After a romantically charged first date, a Delhi-based poet found himself in a metaphorical cage. His date had just dropped a three-stanza poem on WhatsApp. None of it made sense, and the parts that did were riddled with grammatical errors. If the date had been any less cute, the poet would have obliterated him. Instead, he could only reply: “Oh, v cute.” Such was the power of the poem that he told me, “I surely can’t date him now.”
Been there, done that. Two years ago, the very first column in this series mentioned a vigilante verse villain. The words of his pathetic poem still make my whole face cringe. I dated him for a month, and I can tell you it’s not worth investing in such poetic endeavours. Fake praise only feeds the beast.
It is only because a Kalkaji resident couldn’t tell his ex-girlfriend that her poems weren’t worth sharing that she now runs an entire Instagram page dedicated to her embarrassing body of work. Peppered with intimidating Urdu words like ‘mujammal’, her heartbreak poems fall somewhere between gibberish and primary-school calibre. And yet, she complains that they never work on her boyfriends. I wonder why.
I am no poet, and that is why I never dare to woo people by writing one. Why play the game with a weapon that you can’t actually wield? And that is why it confuses me when ordinary people who have never spent a minute understanding a poem turn into poets in love (or delusion).

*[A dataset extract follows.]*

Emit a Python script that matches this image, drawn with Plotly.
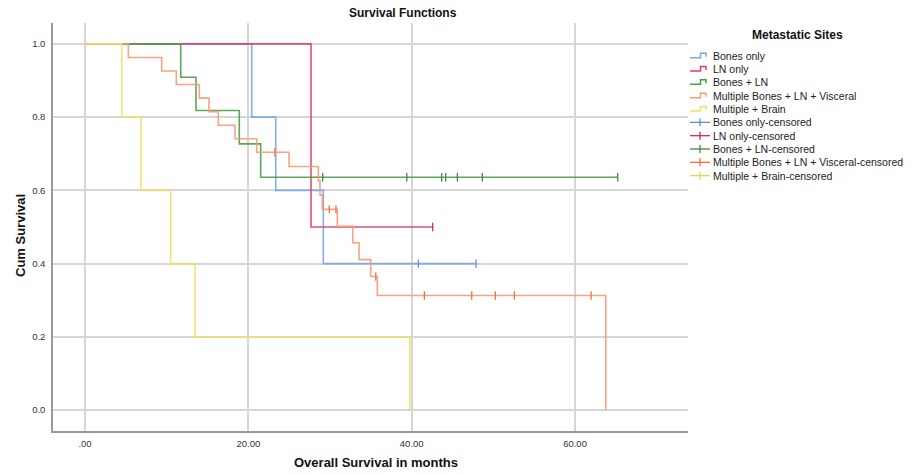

Those who consider themselves kinder than most have a different perspective. They say love can turn us into poets—even bad ones—and that should be okay. It’s almost endearing to watch someone try really hard to please you. But is it really love that possesses people to write poetry after a first date?
Most such poems, sourced through gossip channels, seem more interested in stroking the poet’s ego than impressing the muse. In eight of 10 cases, they scream, “Look, this is how deep I am. You’re so lucky, my love.”
A Mumbai-based documentary filmmaker wanted to write a poem that would make his poet girlfriend cry happy tears. To make it personal, he told ChatGPT everything he loved about his girl. It worked. The girlfriend was sobbing with joy—even though she knew the poem had been written by a bot. “It’s the effort that counts,” she said. The effort, in this case, was mostly typing prompts.
A word of caution to those opening a chatbot—the couple was already mad about each other before the filmmaker introduced a poem in the dynamic. The story would have been completely different if he had sent it to her on the first day of their talking stage.
There’s a girl in Delhi who saves screenshots of the shoddy poems sent to her on Bumble and performs dramatic readings of them over cocktails with her friends. She does it only because she understands the so-called poet’s bluff.
In the words of Elizabeth Bennet, poetry has the power to drive away love. “Of a fine stout love, it may. But if it is only a vague inclination, I’m convinced one poor sonnet will kill it stone dead.”